In accordance with this, SFA announced in a media statement on Tuesday, 2 August, that they have removed their business suspensions.
SFA Lifts Operation Ban on Remaining 4 Kueh Manufacturers
Probably realising that there seems to be a trend going on here, the remaining four kueh manufacturers on SFA’s banned list followed suit and sent in their products for separate laboratory tests.
Surprise surprise, the results came back negative for both benzoic and sorbic acid as well.
As with the other cases, SFA confirmed that the tests were conducted by accredited third-party laboratories, and adequate measures have since been put in place that comply with Singapore food regulations.
SFA had Apologised for Miscommunication
The SFA released a statement last week to explain the situation when Jian Bo managed to produce proof of its products being safe for consumption. It turns out that SFA had provided Jian Bo with wrong information about the amount the amount of sorbic acid allowed in their products initially.
SFA had told Jian Bo that the maximum amount of sorbic acid they could use in their kueh products was 1,000ppm, but they left out the fact that this was only limited to the kueh filling and not the skin.
Why not the skin as well, you ask? Because it’s what’s on the inside that counts, silly.
They cited this miscommunication as the reason for initially finding higher-than-permissible levels of sorbic acid in Jian Bo’s products, and subsequently apologised for the mishap.
Following Jian Bo’s ban lift, SFA stated that it will review internal procedures to ensure that food safety requirements are communicated fully and accurately to food manufacturers.
You might have noticed that this doesn’t solve the problem of the accuracy of their laboratory tests, though. SFA has yet to comment on this.
What’s the Deal with Benzoic & Sorbic Acid?
In food manufacturing, Sorbic acid is a compound predominantly in synthetic form, added to preserve foods so that they can be safe for consumption across longer periods.
Sorbic acid does not alter the taste or appearance of foods but it does help to prevent yeast and mold from growing on the food for longer periods. In the case of our beloved kueh, mold will start growing on it within just a few days but with this commonly used preservative added to it, it can remain mold-free for up to 30 days.
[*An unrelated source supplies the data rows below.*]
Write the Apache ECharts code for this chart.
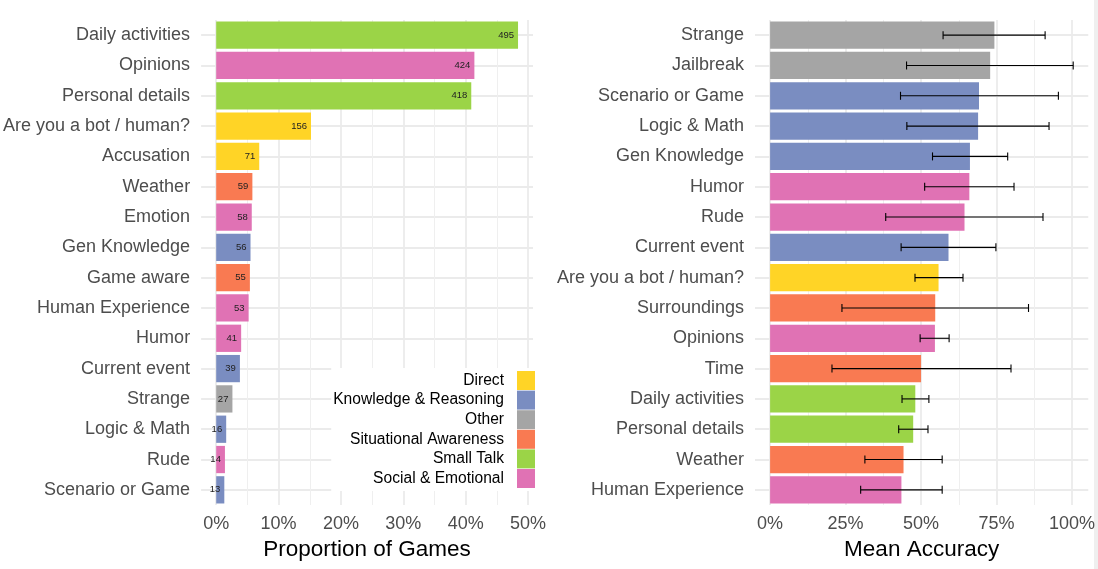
<!DOCTYPE html>
<html>
<head>
<meta charset="utf-8">
<script src="https://cdn.jsdelivr.net/npm/echarts@6/dist/echarts.min.js"></script>
<style>
  html, body { margin: 0; padding: 0; background: #fff; }
  #chart { width: 1098px; height: 569px; }
</style>
</head>
<body>
<div id="chart"></div>
<script>
// 分组及颜色
var groupNames = ['Direct', 'Knowledge & Reasoning', 'Other', 'Situational Awareness', 'Small Talk', 'Social & Emotional'];
var groupColors = ['#FFD426', '#7A8DC1', '#A5A5A5', '#F97A52', '#9BD447', '#E072B4'];

// 左图：游戏占比
var leftCategories = ['Daily activities', 'Opinions', 'Personal details', 'Are you a bot / human?', 'Accusation',
    'Weather', 'Emotion', 'Gen Knowledge', 'Game aware', 'Human Experience', 'Humor', 'Current event',
    'Strange', 'Logic & Math', 'Rude', 'Scenario or Game'];
var leftGroups = ['Small Talk', 'Social & Emotional', 'Small Talk', 'Direct', 'Direct',
    'Situational Awareness', 'Social & Emotional', 'Knowledge & Reasoning', 'Situational Awareness', 'Social & Emotional', 'Social & Emotional', 'Knowledge & Reasoning',
    'Other', 'Knowledge & Reasoning', 'Social & Emotional', 'Knowledge & Reasoning'];
var leftProportion = [0.484, 0.414, 0.409, 0.152, 0.069, 0.058, 0.057, 0.055, 0.054, 0.052, 0.040, 0.038, 0.026, 0.016, 0.014, 0.013];
var leftCounts = [495, 424, 418, 156, 71, 59, 58, 56, 55, 53, 41, 39, 27, 16, 14, 13];
var leftMajorTicks = [0, 0.1, 0.2, 0.3, 0.4, 0.5];
var leftMinorTicks = [0.05, 0.15, 0.25, 0.35, 0.45];

// 右图：平均准确率
var rightCategories = ['Strange', 'Jailbreak', 'Scenario or Game', 'Logic & Math', 'Gen Knowledge', 'Humor', 'Rude',
    'Current event', 'Are you a bot / human?', 'Surroundings', 'Opinions', 'Time', 'Daily activities',
    'Personal details', 'Weather', 'Human Experience'];
var rightGroups = ['Other', 'Other', 'Knowledge & Reasoning', 'Knowledge & Reasoning', 'Knowledge & Reasoning', 'Social & Emotional', 'Social & Emotional',
    'Knowledge & Reasoning', 'Direct', 'Situational Awareness', 'Social & Emotional', 'Situational Awareness', 'Small Talk',
    'Small Talk', 'Situational Awareness', 'Social & Emotional'];
var rightAccuracy = [0.743, 0.729, 0.692, 0.689, 0.662, 0.660, 0.644, 0.591, 0.558, 0.547, 0.546, 0.500, 0.481, 0.474, 0.442, 0.435];
var rightLower = [0.573, 0.452, 0.432, 0.453, 0.538, 0.512, 0.383, 0.434, 0.480, 0.238, 0.497, 0.205, 0.437, 0.426, 0.314, 0.300];
var rightUpper = [0.911, 1.004, 0.955, 0.924, 0.787, 0.808, 0.904, 0.748, 0.639, 0.856, 0.593, 0.798, 0.526, 0.523, 0.570, 0.570];
var rightMajorTicks = [0, 0.25, 0.5, 0.75, 1];
var rightMinorTicks = [0.125, 0.375, 0.625, 0.875];

var gridColor = '#EBEBEB';
var textColor = '#4D4D4D';
var fontName = '"Liberation Sans", Arial, sans-serif';

function pct(v) {
    return Math.round(v * 100) + '%';
}

// 主刻度坐标轴（带标签）
function majorAxis(gridIndex, min, max, ticks, title) {
    return {
        type: 'value', gridIndex: gridIndex, min: min, max: max,
        name: title, nameLocation: 'middle', nameGap: 33,
        nameTextStyle: { fontSize: 22.5, color: '#000', fontFamily: fontName },
        axisLine: { show: false },
        axisTick: { show: false, customValues: ticks },
        axisLabel: { customValues: ticks, formatter: pct, fontSize: 18, color: textColor, margin: 10, fontFamily: fontName },
        splitLine: { show: true, lineStyle: { color: gridColor, width: 1.8 } }
    };
}

// 次刻度坐标轴（只画网格线）
function minorAxis(gridIndex, min, max, ticks) {
    return {
        type: 'value', gridIndex: gridIndex, min: min, max: max, position: 'top',
        axisLine: { show: false },
        axisTick: { show: false, customValues: ticks },
        axisLabel: { show: false },
        splitLine: { show: true, lineStyle: { color: '#EFEFEF', width: 1 } }
    };
}

function categoryAxis(gridIndex, cats) {
    return {
        type: 'category', gridIndex: gridIndex, data: cats, inverse: true,
        axisLine: { show: false },
        axisTick: { show: false },
        axisLabel: { fontSize: 18, color: textColor, margin: 11, fontFamily: fontName },
        splitLine: { show: true, alignWithLabel: true, lineStyle: { color: gridColor, width: 1.8 } }
    };
}

var series = [];
for (var g = 0; g < groupNames.length; g++) {
    var leftData = [], rightData = [];
    for (var i = 0; i < leftCategories.length; i++) {
        leftData.push(leftGroups[i] === groupNames[g] ? leftProportion[i] : '-');
    }
    for (var j = 0; j < rightCategories.length; j++) {
        rightData.push(rightGroups[j] === groupNames[g] ? rightAccuracy[j] : '-');
    }
    series.push({
        name: groupNames[g], type: 'bar', stack: 'left', xAxisIndex: 0, yAxisIndex: 0,
        barCategoryGap: '10%', data: leftData,
        itemStyle: { color: groupColors[g] },
        label: {
            show: true, position: 'insideRight', distance: 4, fontSize: 9.5, color: '#222', fontFamily: fontName,
            formatter: function (p) { return leftCounts[p.dataIndex]; }
        }
    });
    series.push({
        name: groupNames[g], type: 'bar', stack: 'right', xAxisIndex: 2, yAxisIndex: 1,
        barCategoryGap: '10%', data: rightData,
        itemStyle: { color: groupColors[g] }
    });
}

// 误差线
var errData = [];
for (var k = 0; k < rightCategories.length; k++) {
    errData.push([rightLower[k], rightUpper[k], k]);
}
series.push({
    type: 'custom', xAxisIndex: 2, yAxisIndex: 1, z: 5,
    encode: { x: [0, 1], y: 2 },
    data: errData,
    renderItem: function (params, api) {
        var p1 = api.coord([api.value(0), api.value(2)]);
        var p2 = api.coord([api.value(1), api.value(2)]);
        var h = 4;
        var style = { stroke: '#000', lineWidth: 1.1 };
        return {
            type: 'group',
            children: [
                { type: 'line', shape: { x1: p1[0], y1: p1[1], x2: p2[0], y2: p2[1] }, style: style },
                { type: 'line', shape: { x1: p1[0], y1: p1[1] - h, x2: p1[0], y2: p1[1] + h }, style: style },
                { type: 'line', shape: { x1: p2[0], y1: p2[1] - h, x2: p2[0], y2: p2[1] + h }, style: style }
            ]
        };
    }
});

var chart = echarts.init(document.getElementById('chart'));
var option = {
    backgroundColor: '#fff',
    animation: false,
    grid: [
        { left: 200, right: 565, top: 20, bottom: 64 },
        { left: 755, right: 9, top: 20, bottom: 64 }
    ],
    xAxis: [
        majorAxis(0, -0.0242, 0.508, leftMajorTicks, 'Proportion of Games'),
        minorAxis(0, -0.0242, 0.508, leftMinorTicks),
        majorAxis(1, -0.050, 1.054, rightMajorTicks, 'Mean Accuracy'),
        minorAxis(1, -0.050, 1.054, rightMinorTicks)
    ],
    yAxis: [
        categoryAxis(0, leftCategories),
        categoryAxis(1, rightCategories)
    ],
    legend: {
        data: groupNames, orient: 'vertical', align: 'right',
        right: 563, top: 368, icon: 'rect', itemWidth: 18, itemHeight: 19, itemGap: 0.6,
        selectedMode: false, backgroundColor: '#fff', padding: [3, 0, 3, 2],
        textStyle: { fontSize: 15.6, color: '#000', fontFamily: fontName, padding: [0, 8, 0, 0] }
    },
    graphic: [
        { type: 'rect', shape: { x: 1094, y: 0, width: 4, height: 569 }, style: { fill: '#EFEFEF' } }
    ],
    series: series
};
chart.setOption(option);
</script>
</body>
</html>
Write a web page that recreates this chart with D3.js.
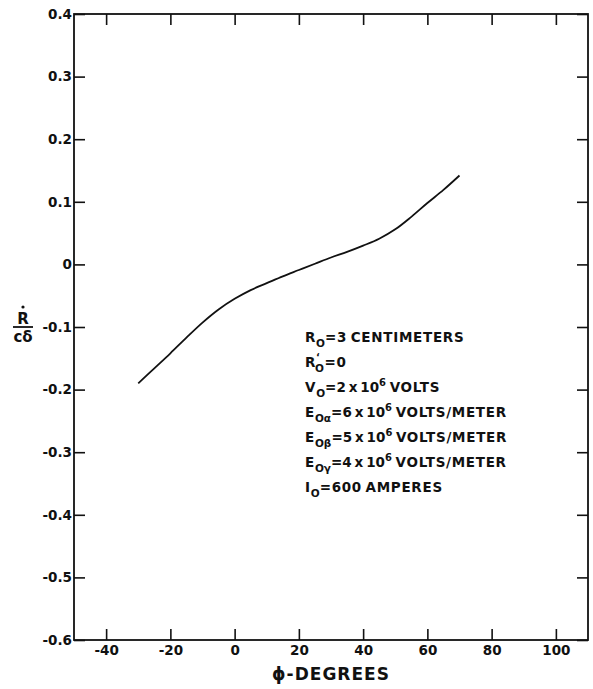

In general, sorbic acid is safe for regular use, as it is not linked to cancer or other major health problems. Some consumers may be allergic to sorbic acid, but reactions are typically mild and consist of light skin itching. In summary, you don’t have much to worry about when it comes to this additive being used in SFA-compliant products.
Benzoic acid is another food preservative, and although it would take a substantial amount of benzoic acid to be lethal to humans, high exposure levels were found to be poisonous. For some, there have been reports of increased symptoms of asthma, and rash irritations on the skin. Children also appear to be at a higher risk of the symptoms caused by benzoic acid as well.
Though again, you shouldn’t be too quick to worry, as SFA has strict regulations in place over the permitted levels of such preservatives.
So strict, in fact, that they have managed to detect “invisible” food additive particles in many kuehs?